4. Design a package that looks good and ships clean

Build a look that survives July and a UPS truck. Pick a 420 g bottle instead of the trophy-weight glass so a 12-bottle case stays under 36 lb, a weight that can lower FedEx and UPS tiers when July turns sticky. A typical materials breakdown lands near glass $1.05, cork $0.20, capsule $0.12, label $0.18, carton $0.70. That still leaves room to brief a firm like Stranger & Stranger without shredding your margin.

5. Split sales channels and fund what works

Define where the first dollars come from and how you’ll measure them. Stand up a Shopify site with Stripe and an age gate, then host a pop-up tasting in Austin with a partner restaurant to collect early subscribers. Add a small Colorado distributor for by-the-glass placements, and target a mix near 60 percent direct, 40 percent wholesale, with a 120-member club that ships three bottles in April and October. Spend $2,500 over 60 days on Instagram and Google Search in Austin and Denver, then stack the cost per signup against a Saturday tasting at a Dallas retailer. Keep the winner, cut the rest.

6. Guard quality, inventory, and cash like they pay the rent

Wine dislikes heat, oxygen, and sloppy records.

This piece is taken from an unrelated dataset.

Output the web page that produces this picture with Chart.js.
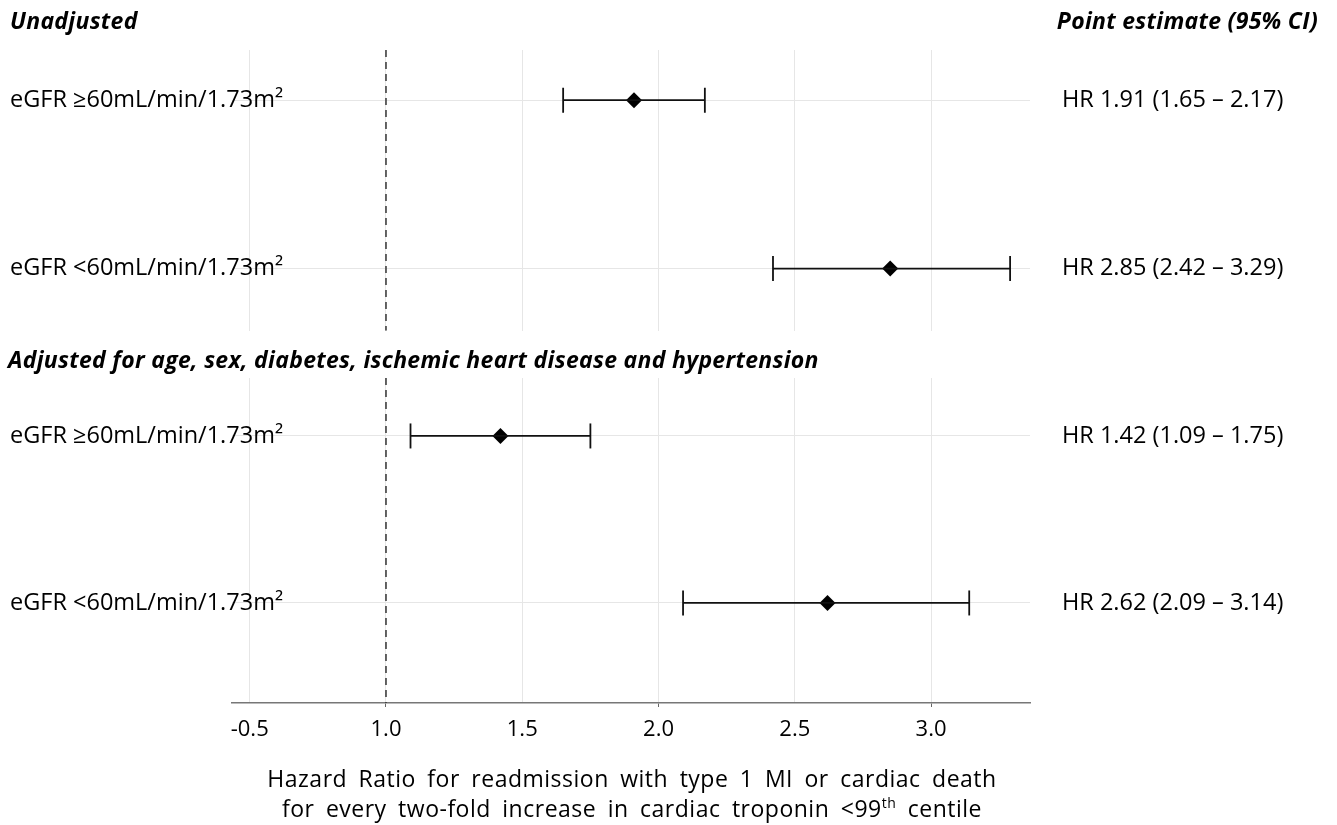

Store pallets at 55°F in a bonded warehouse in American Canyon, tag lots with scannable codes, and use cold-chain shipping from May through September. Set distributor terms at Net 30 with clear chargeback rules. For a 500-case run, model revenue at a $32 direct average and an $18 wholesale price against a $9.50 per-bottle COGS, then schedule deposits for glass and fruit so the bank account doesn’t age faster than your Cabernet. A simple Google Sheet to log pick dates, fermentation temps, SO2 adds, and tasting notes will spare future-you some guesswork.

A vibrant wine startup rewards clear choices and steady execution. Pick the model, secure the fruit, respect the calendar, then let good packaging, clean data, and real customers shape the next vintage. Grapes will ignore your spreadsheet; your buyers, thankfully, won’t.